This simple vegan boba milk tea is based on the sweet, milky tea I had when I lived in Vietnam for a few months back in 2009! So creamy, lightly sweet and full of delicious boba!
This summer seems the be the summer of nostalgia for me and veganizing some Asian classics (like fire noodles, banh bot loc, thit kho, and braised eggplant)! This bubble tea is based on the original Taiwanese boba milk tea, which is a creamy, lightly sweetened black tea with chewy tapioca pearls (aka boba or bubbles)! Of course as you try different versions, there are more additions like grass jelly (usually vegan!), lychee jelly (also vegan!), popping boba (also vegan-friendly!)
Huh. I hadn’t realized how many toppings for boba that are totally vegan, because most bubble tea places don’t tend to have non-dairy creamers/milks. But now that places like Cha Time are introducing oat milk, now I can get more fun toppings that work better with a milk tea!

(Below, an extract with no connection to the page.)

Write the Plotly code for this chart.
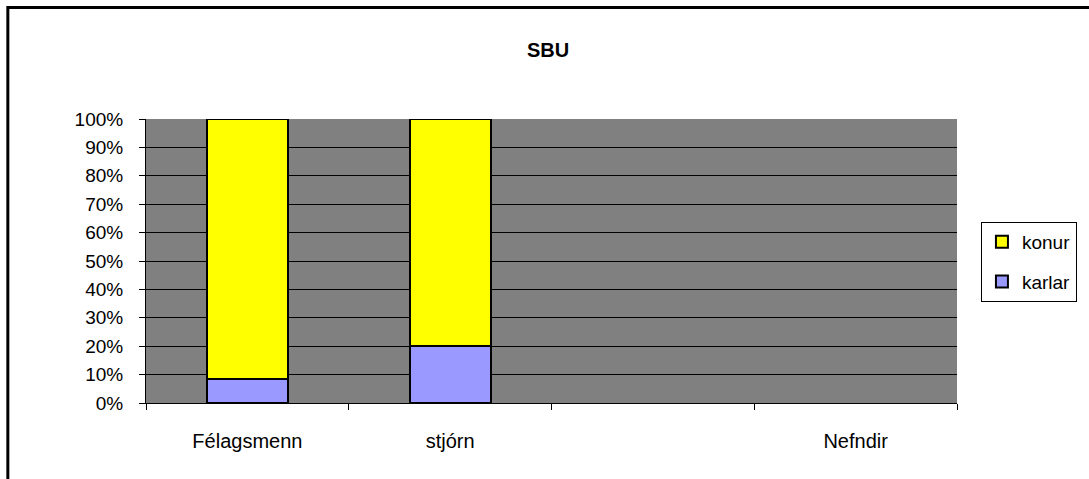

For most boba shops that aren’t very vegan-friendly, I usually get a slushy-style bubble tea or a black tea/green tea boba without any milk; but the milky tea is just so good! I’ve tried various black teas, but the one that comes closest to the type of tea I remember is Hong Kong style breakfast tea (which from what I’ve learned is commonly served hot with evaporated milk). I see it in Asian grocery stores in tea bags or as a bag of loose ground tea leaves.
The one I used for this is ground so I brewed it in a larger cup, then strained through a coffee strainer. If you have a fine mesh sieve or tea strainer, that would work too! I was also told that this tea likes to be aerated, so people have told me to pour the tea from high up to “aerate” it? As someone who chronically spills and breaks glasses all the time, I feel like this is a terrible idea for me to do, so I aerate artificially with the coffee filter.
If you want it nicely chilled like at bubble tea shops, you can use a cocktail shaker with ice to quickly shake up and cool the tea, then pour the tea over your fresh boba, add milk and ice to your liking! Shaking up the tea quickly with the ice cools the tea faster so it has less time to melt the ice (and thus diluting the tea). If you were like me and inexplicably lost/donated/threw out your cocktail shaker somewhere in the last move, then you can just skip this part and just have slightly diluted tea.
For the milky part of this tea, traditionally Hong Kong milk tea uses evaporated milk, but I’ve also seen some people use sweetened condensed milk. Luckily, we have vegan versions of it now but it’s typically coconut-based (and often kind of pricey). I find that swapping the milky component for a nice, creamy soy milk or oat milk, or a nice and rich coffee creamer will do just the trick! If I have Silk soy coffee creamer, that’s usually my go-to choice, but if I only have soy milk, I just increase the amount of sugar (from 1 tbsp to 2 tbsp) in the sugar syrup, then use more soy milk. It’s always been a delicious time!
Lastly, it’s important to note that when you cook the boba, it’s not sweetened at all, so if you add the simple syrup separately from the bubbles, they won’t have absorbed any of that sweetness. I’ve found best results by cooking the tapioca pearls for an extra minute or so with the sugar syrup to be the best way to infuse some of the sweetness into the tapioca while also using the remaining simple syrup as a sweetener for the rest of the drink. Trust me, I learned the hard way!